Generics firms accused of anti-competitive hydrocortisone deal

The Competition and Markets Authority has accused generic drug distributors Auden Mckenzie and Waymade of engaging in illegal anti-competitive agreements over hydrocortisone supply and potentially denying the NHS the chance to make savings on this vital medicine.

The CMA said on Thursday February 28 that it had provisionally found that between July 2011 and April 2015 Auden Mckenzie – then the sole supplier of hydrocortisone tablets in the UK – and rival Waymade had entered into the alleged illegal agreements whereby Waymade did not compete to supply the drug to the NHS.

“This may also have involved Auden Mckenzie abusing its dominant position by making monthly payments to Waymade not to enter the market,” the CMA said.

The watchdog provisionally found that Waymade was prepared to enter the market in May 2011 with stocks of 20mg hydrocortisone tablet but instead froze its stock until July 2015 as part of an alleged agreement involving monthly payments from Auden Mckenzie.

The CMA says that Waymade also obtained a licence to sell 10mg hydrocortisone tablets in 2012 but was persuaded not to enter the market when Auden Mckenzie dropped the price it charged Waymade from the market rate of around £32 per pack to £1.

The CMA said hydrocortisone tablets are an “essential” medication on the NHS and are the front line treatment for Addison’s disease. It noted: “From 2011 to 2015, while Auden Mckenzie remained the sole supplier of 20 mg hydrocortisone tablets, charges to the NHS rose from around £46 to £90 for a pack of 30 tablets, increasing the annual costs incurred by the NHS for the medicine from £1.7 million to £3.7 million.”

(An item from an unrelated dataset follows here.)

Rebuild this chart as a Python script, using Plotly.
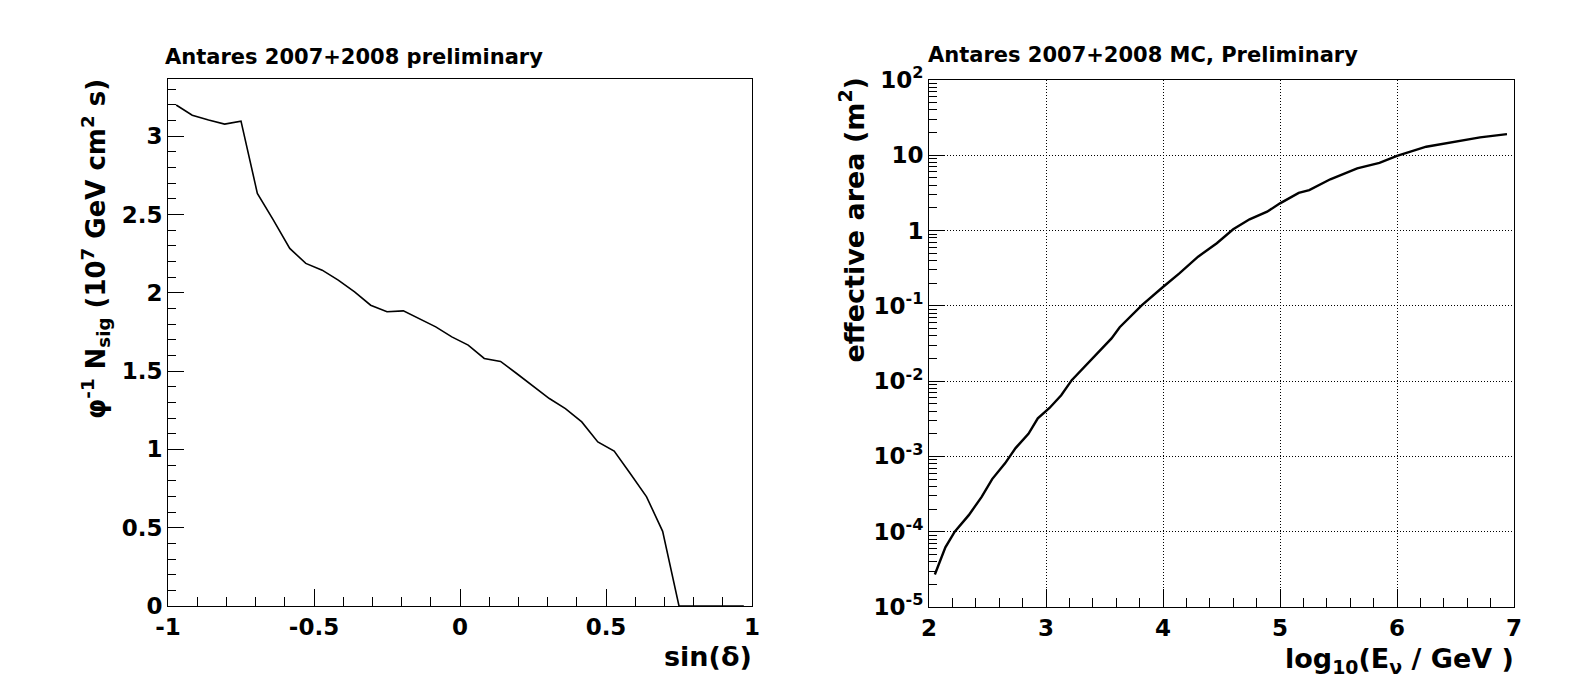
import plotly.graph_objects as go

# ---------------- data: left panel ----------------
sin_dec = [-0.972, -0.917, -0.861, -0.806, -0.750, -0.694, -0.639, -0.583, -0.528,
           -0.472, -0.417, -0.361, -0.306, -0.250, -0.194, -0.139, -0.083, -0.028,
           0.028, 0.083, 0.139, 0.194, 0.250, 0.306, 0.361, 0.417, 0.472, 0.528,
           0.583, 0.639, 0.694, 0.750, 0.806, 0.861, 0.917, 0.972]
nsig_per_flux = [3.200, 3.135, 3.104, 3.078, 3.097, 2.635, 2.465, 2.284, 2.188,
                 2.145, 2.081, 2.006, 1.921, 1.879, 1.885, 1.836, 1.783, 1.719,
                 1.666, 1.581, 1.562, 1.485, 1.404, 1.325, 1.261, 1.176, 1.048, 0.990,
                 0.846, 0.697, 0.477, 0.0, 0.0, 0.0, 0.0, 0.0]
left_xticks = [-1, -0.5, 0, 0.5, 1]
left_xtick_text = ["-1", "-0.5", "0", "0.5", "1"]
left_yticks = [0, 0.5, 1, 1.5, 2, 2.5, 3]
left_ytick_text = ["0", "0.5", "1", "1.5", "2", "2.5", "3"]

# ---------------- data: right panel ----------------
log_energy = [2.05, 2.14, 2.22, 2.34, 2.45, 2.54, 2.65, 2.74, 2.85, 2.93, 3.03, 3.13,
              3.22, 3.35, 3.46, 3.56, 3.63, 3.72, 3.82, 4.00, 4.14, 4.30, 4.46, 4.60,
              4.74, 4.89, 5.00, 5.16, 5.25, 5.43, 5.66, 5.85, 6.00, 6.25, 6.45, 6.71, 6.94]
eff_area = [2.7e-5, 6.2e-5, 1.0e-4, 1.66e-4, 2.9e-4, 5.0e-4, 8.1e-4, 1.29e-3, 2.0e-3,
            3.2e-3, 4.4e-3, 6.5e-3, 1.03e-2, 1.7e-2, 2.6e-2, 3.7e-2, 5.2e-2, 7.1e-2,
            0.102, 0.178, 0.27, 0.45, 0.68, 1.04, 1.41, 1.78, 2.3, 3.17, 3.45, 4.8,
            6.7, 7.95, 9.8, 13.0, 14.7, 17.3, 19.1]
right_xticks = [2, 3, 4, 5, 6, 7]
right_xtick_text = ["2", "3", "4", "5", "6", "7"]
right_yticks = [1e-5, 1e-4, 1e-3, 1e-2, 1e-1, 1, 10, 100]
right_ytick_text = ["10<sup>-5</sup>", "10<sup>-4</sup>", "10<sup>-3</sup>", "10<sup>-2</sup>",
                    "10<sup>-1</sup>", "1", "10", "10<sup>2</sup>"]

# page body has an 8px margin; the figure is sized to fit inside the window
OFF = 8
W, H = 1572 - OFF, 674 - OFF


def px_x(x):
    return (x - OFF) / W


def px_y(y):
    return (H - (y - OFF)) / H


FONT = "DejaVu Sans"
TICKFONT = dict(family=FONT, size=23, color="black", weight="bold")
TITLEFONT = dict(family=FONT, size=27, color="black", weight="bold")
YTITLEFONT = dict(family=FONT, size=26, color="black", weight="bold")
HEADFONT = dict(family=FONT, size=21, color="black", weight="bold")

fig = go.Figure()
fig.add_trace(go.Scatter(x=sin_dec, y=nsig_per_flux, mode="lines",
                         line=dict(color="black", width=1.6),
                         xaxis="x", yaxis="y", showlegend=False))
fig.add_trace(go.Scatter(x=log_energy, y=eff_area, mode="lines",
                         line=dict(color="black", width=2.4),
                         xaxis="x2", yaxis="y2", showlegend=False))

common = dict(showline=True, linecolor="black", linewidth=1, mirror=True,
              ticks="inside", tickcolor="black", tickwidth=1, zeroline=False,
              tickfont=TICKFONT, automargin=False)

GRIDDASH = "1px,2px"

fig.update_layout(
    template="none",
    width=W, height=H,
    margin=dict(l=0, r=0, t=0, b=0, pad=0),
    paper_bgcolor="white", plot_bgcolor="white",
    showlegend=False,
    xaxis=dict(domain=[px_x(168), px_x(752)], range=[-1, 1], anchor="y",
               tickmode="array", tickvals=left_xticks, ticktext=left_xtick_text,
               ticklen=17, showgrid=False,
               minor=dict(ticks="inside", ticklen=9, dtick=0.1, tick0=0,
                          tickcolor="black", showgrid=False),
               **common),
    yaxis=dict(domain=[px_y(606), px_y(79)], range=[0, 3.366], anchor="x",
               tickmode="array", tickvals=left_yticks, ticktext=left_ytick_text,
               ticklen=16, showgrid=False,
               minor=dict(ticks="inside", ticklen=8, dtick=0.1, tick0=0,
                          tickcolor="black", showgrid=False),
               **common),
    xaxis2=dict(domain=[px_x(929), px_x(1514)], range=[2, 7], anchor="y2",
                tickmode="array", tickvals=right_xticks, ticktext=right_xtick_text,
                ticklen=18, showgrid=True, gridcolor="black", griddash=GRIDDASH,
                gridwidth=1,
                minor=dict(ticks="inside", ticklen=9, dtick=0.2, tick0=2,
                           tickcolor="black", showgrid=False),
                **common),
    yaxis2=dict(domain=[px_y(607), px_y(80)], type="log", range=[-5, 2], anchor="x2",
                tickmode="array", tickvals=right_yticks, ticktext=right_ytick_text,
                ticklen=16, showgrid=True, gridcolor="black", griddash=GRIDDASH,
                gridwidth=1,
                minor=dict(ticks="inside", ticklen=8, dtick="D1",
                           tickcolor="black", showgrid=False),
                **common),
)

annotations = [
    dict(text="Antares 2007+2008 preliminary", x=px_x(163), y=px_y(57),
         xanchor="left", yanchor="middle", font=HEADFONT),
    dict(text="Antares 2007+2008 MC, Preliminary", x=px_x(926), y=px_y(55),
         xanchor="left", yanchor="middle", font=HEADFONT),
    dict(text="sin(δ)", x=px_x(754), y=px_y(656),
         xanchor="right", yanchor="middle", font=TITLEFONT),
    dict(text="log<sub>10</sub>(E<sub>ν</sub> / GeV )", x=px_x(1516), y=px_y(641),
         xanchor="right", yanchor="top", font=TITLEFONT),
    dict(text="φ<sup>-1</sup> N<sub>sig</sub> (10<sup>7</sup> GeV cm<sup>2</sup> s)",
         x=px_x(95), y=px_y(77), xanchor="center", yanchor="top",
         textangle=-90, font=YTITLEFONT),
    dict(text="effective area (m<sup>2</sup>)",
         x=px_x(852), y=px_y(75), xanchor="center", yanchor="top",
         textangle=-90, font=TITLEFONT),
]
for a in annotations:
    a.update(xref="paper", yref="paper", showarrow=False)
fig.update_layout(annotations=annotations)

fig.write_html("out.html")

The companies now have the opportunity to make representations to the CMA.

If the CMA concludes in its final ruling that the illegal agreement did take place, the companies may face financial penalties of up to 10 per cent of their respective annual worldwide group turnover.

CMA executive director for enforcement Michael Grenfell said: “The CMA has today provisionally found that Auden Mckenzie and Waymade broke competition law through Auden Mckenzie paying it rival to stay out of the market.

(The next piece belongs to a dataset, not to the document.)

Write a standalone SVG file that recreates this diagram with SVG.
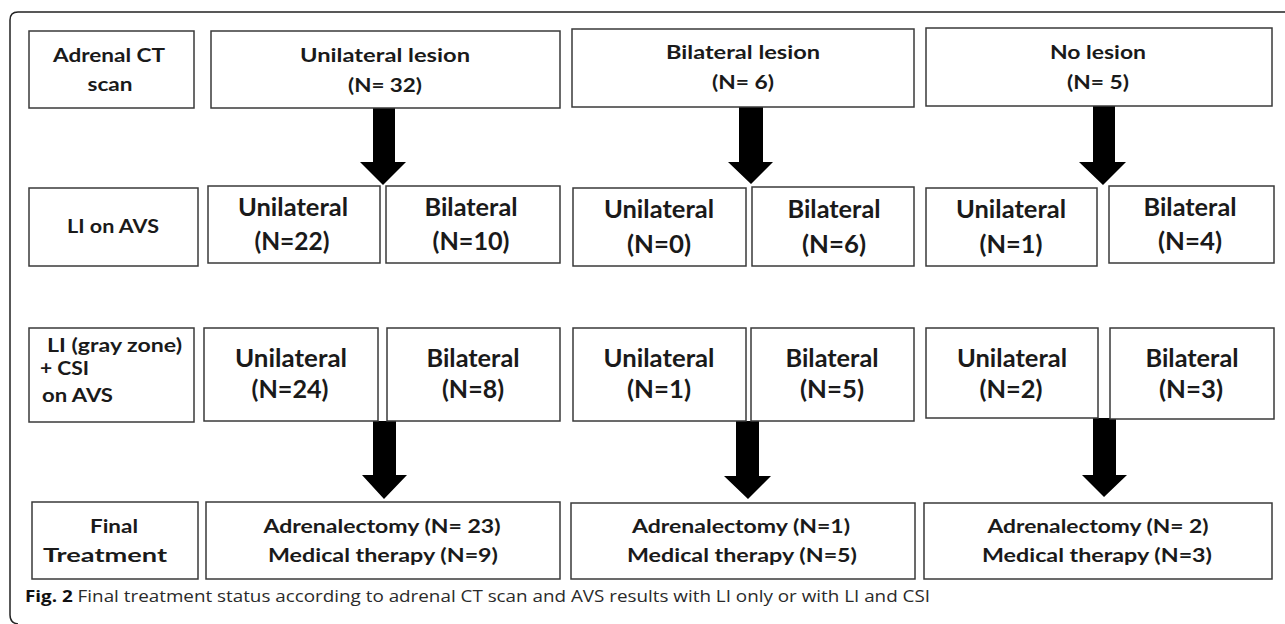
<svg xmlns="http://www.w3.org/2000/svg" width="1285" height="624" viewBox="0 0 1285 624">
<style>
.box{fill:#fff;stroke:#3a3a3a;stroke-width:1.5}
.t{font-family:Lato,"Open Sans","Liberation Sans",sans-serif;font-weight:700;fill:#1a1a1a;text-anchor:middle}
.s{font-size:19px}
.b{font-size:24px}
.l{text-anchor:start}
.arr{fill:#000}
.cap{font-family:"Open Sans","Liberation Sans",sans-serif;font-size:15.5px;fill:#2a2a2a}
</style>
<rect width="1285" height="624" fill="#fff"/>
<path d="M1285,12 H18 Q10,12 10,20 V615 Q10,623 18,624" fill="none" stroke="#222" stroke-width="1.5"/>

<g id="connectors">
<polygon class="arr" points="373,108 395,108 395,162 406,162 383,185 360,162 373,162"/>
<polygon class="arr" points="739,107 763,107 763,162 773,162 751,184 728,162 739,162"/>
<polygon class="arr" points="1093,106 1115,106 1115,162 1126,162 1103,185 1079,162 1093,162"/>
<polygon class="arr" points="373,421 396,421 396,475 407,475 384,499 362,475 373,475"/>
<polygon class="arr" points="736,421 759,421 759,476 771,476 748,499 724,476 736,476"/>
<polygon class="arr" points="1093,418 1116,418 1116,475 1127,475 1104,497 1082,475 1093,475"/>
</g>

<g id="ct-label"><rect class="box" x="29" y="31" width="165" height="77"/>
<text class="t s" x="109" y="62" textLength="112" lengthAdjust="spacingAndGlyphs">Adrenal CT</text>
<text class="t s" x="110" y="91" textLength="45" lengthAdjust="spacingAndGlyphs">scan</text></g>
<g id="ct-unilateral"><rect class="box" x="211" y="31" width="349" height="77"/>
<text class="t s" x="385" y="62" textLength="170" lengthAdjust="spacingAndGlyphs">Unilateral lesion</text>
<text class="t s" x="385" y="92" textLength="74" lengthAdjust="spacingAndGlyphs">(N= 32)</text></g>
<g id="ct-bilateral"><rect class="box" x="572" y="29" width="342" height="78"/>
<text class="t s" x="743" y="59" textLength="154" lengthAdjust="spacingAndGlyphs">Bilateral lesion</text>
<text class="t s" x="743" y="89" textLength="62" lengthAdjust="spacingAndGlyphs">(N= 6)</text></g>
<g id="ct-none"><rect class="box" x="926" y="28" width="346" height="78"/>
<text class="t s" x="1098" y="59" textLength="96" lengthAdjust="spacingAndGlyphs">No lesion</text>
<text class="t s" x="1098" y="89" textLength="62" lengthAdjust="spacingAndGlyphs">(N= 5)</text></g>

<g id="li-label"><rect class="box" x="29" y="188" width="169" height="78"/>
<text class="t s" x="113" y="233" textLength="92" lengthAdjust="spacingAndGlyphs">LI on AVS</text></g>
<g id="li-u1"><rect class="box" x="208" y="186" width="172" height="77"/>
<text class="t b" x="293" y="216" textLength="110" lengthAdjust="spacingAndGlyphs">Unilateral</text>
<text class="t b" x="292" y="250" textLength="75" lengthAdjust="spacingAndGlyphs">(N=22)</text></g>
<g id="li-b1"><rect class="box" x="386" y="186" width="174" height="77"/>
<text class="t b" x="471" y="216" textLength="93" lengthAdjust="spacingAndGlyphs">Bilateral</text>
<text class="t b" x="471" y="250" textLength="77" lengthAdjust="spacingAndGlyphs">(N=10)</text></g>
<g id="li-u2"><rect class="box" x="573" y="188" width="173" height="78"/>
<text class="t b" x="659" y="218" textLength="110" lengthAdjust="spacingAndGlyphs">Unilateral</text>
<text class="t b" x="659" y="253" textLength="64" lengthAdjust="spacingAndGlyphs">(N=0)</text></g>
<g id="li-b2"><rect class="box" x="752" y="187" width="162" height="79"/>
<text class="t b" x="834" y="218" textLength="93" lengthAdjust="spacingAndGlyphs">Bilateral</text>
<text class="t b" x="834" y="253" textLength="64" lengthAdjust="spacingAndGlyphs">(N=6)</text></g>
<g id="li-u3"><rect class="box" x="926" y="188" width="171" height="78"/>
<text class="t b" x="1011" y="218" textLength="110" lengthAdjust="spacingAndGlyphs">Unilateral</text>
<text class="t b" x="1011" y="253" textLength="63" lengthAdjust="spacingAndGlyphs">(N=1)</text></g>
<g id="li-b3"><rect class="box" x="1109" y="186" width="165" height="77"/>
<text class="t b" x="1190" y="216" textLength="93" lengthAdjust="spacingAndGlyphs">Bilateral</text>
<text class="t b" x="1190" y="250" textLength="64" lengthAdjust="spacingAndGlyphs">(N=4)</text></g>

<g id="csi-label"><rect class="box" x="29" y="328" width="165" height="94"/>
<text class="t s l" x="47" y="352" textLength="135" lengthAdjust="spacingAndGlyphs">LI (gray zone)</text>
<text class="t s l" x="40" y="375" textLength="49" lengthAdjust="spacingAndGlyphs">+ CSI</text>
<text class="t s l" x="42" y="402" textLength="71" lengthAdjust="spacingAndGlyphs">on AVS</text></g>
<g id="csi-u1"><rect class="box" x="204" y="328" width="174" height="93"/>
<text class="t b" x="291" y="367" textLength="112" lengthAdjust="spacingAndGlyphs">Unilateral</text>
<text class="t b" x="290" y="398" textLength="77" lengthAdjust="spacingAndGlyphs">(N=24)</text></g>
<g id="csi-b1"><rect class="box" x="387" y="328" width="173" height="93"/>
<text class="t b" x="473" y="367" textLength="93" lengthAdjust="spacingAndGlyphs">Bilateral</text>
<text class="t b" x="473" y="398" textLength="62" lengthAdjust="spacingAndGlyphs">(N=8)</text></g>
<g id="csi-u2"><rect class="box" x="573" y="328" width="173" height="93"/>
<text class="t b" x="659" y="367" textLength="111" lengthAdjust="spacingAndGlyphs">Unilateral</text>
<text class="t b" x="659" y="398" textLength="64" lengthAdjust="spacingAndGlyphs">(N=1)</text></g>
<g id="csi-b2"><rect class="box" x="751" y="328" width="163" height="93"/>
<text class="t b" x="832" y="367" textLength="93" lengthAdjust="spacingAndGlyphs">Bilateral</text>
<text class="t b" x="832" y="398" textLength="64" lengthAdjust="spacingAndGlyphs">(N=5)</text></g>
<g id="csi-u3"><rect class="box" x="926" y="328" width="172" height="90"/>
<text class="t b" x="1012" y="367" textLength="110" lengthAdjust="spacingAndGlyphs">Unilateral</text>
<text class="t b" x="1011" y="398" textLength="63" lengthAdjust="spacingAndGlyphs">(N=2)</text></g>
<g id="csi-b3"><rect class="box" x="1110" y="328" width="164" height="91"/>
<text class="t b" x="1192" y="367" textLength="93" lengthAdjust="spacingAndGlyphs">Bilateral</text>
<text class="t b" x="1191" y="398" textLength="64" lengthAdjust="spacingAndGlyphs">(N=3)</text></g>

<g id="final-label"><rect class="box" x="32" y="502" width="166" height="77"/>
<text class="t s" x="114" y="533" textLength="48" lengthAdjust="spacingAndGlyphs">Final</text>
<text class="t s" x="105" y="562" textLength="124" lengthAdjust="spacingAndGlyphs">Treatment</text></g>
<g id="final-1"><rect class="box" x="206" y="502" width="354" height="77"/>
<text class="t s" x="382" y="533" textLength="237" lengthAdjust="spacingAndGlyphs">Adrenalectomy (N= 23)</text>
<text class="t s" x="383" y="562" textLength="230" lengthAdjust="spacingAndGlyphs">Medical therapy (N=9)</text></g>
<g id="final-2"><rect class="box" x="571" y="503" width="344" height="76"/>
<text class="t s" x="741" y="533" textLength="218" lengthAdjust="spacingAndGlyphs">Adrenalectomy (N=1)</text>
<text class="t s" x="742" y="562" textLength="230" lengthAdjust="spacingAndGlyphs">Medical therapy (N=5)</text></g>
<g id="final-3"><rect class="box" x="924" y="503" width="348" height="76"/>
<text class="t s" x="1098" y="533" textLength="221" lengthAdjust="spacingAndGlyphs">Adrenalectomy (N= 2)</text>
<text class="t s" x="1097" y="562" textLength="230" lengthAdjust="spacingAndGlyphs">Medical therapy (N=3)</text></g>

<text class="cap" x="25" y="602" textLength="905" lengthAdjust="spacingAndGlyphs"><tspan font-weight="700" fill="#111">Fig. 2</tspan> Final treatment status according to adrenal CT scan and AVS results with LI only or with LI and CSI</text>
</svg>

“Hydrocortisone is a lifesaving drug for those suffering with Addison’s disease in the UK. The NHS should not be denied the opportunity of benefitting from an increased choice of suppliers and potential savings on what it spends on this essential drug.”

Waymade denied the provisional findings in a statement, saying: “[The company] has reviewed historic pricing of 20mg hydrocortisone tablets and is confident that the timing of Waymade PLC bringing its product to market did not influence the cost of the drugs to the NHS.

"We have expert economic evidence clearly showing that Waymade PLC had a strong incentive to bring its own product to market as soon as possible, even with the relevant agreement in place. Most importantly, it is clear that the price paid by the NHS (the drug tariff) for hydrocortisone 20mg tablets was not impacted by the agreement.”

Waymade said it had “worked hard” to cooperate with the CMA in its investigation and would now take the opportunity to “further explain its position” to the watchdog.

In December 2016, a separate CMA investigation accused Actavis UK, which acquired Auden Mckenzie in June 2015, of charging excessive prices to the NHS for 10mg hydrocortisone tablets following a 12,000 per cent price rise over the course of several years.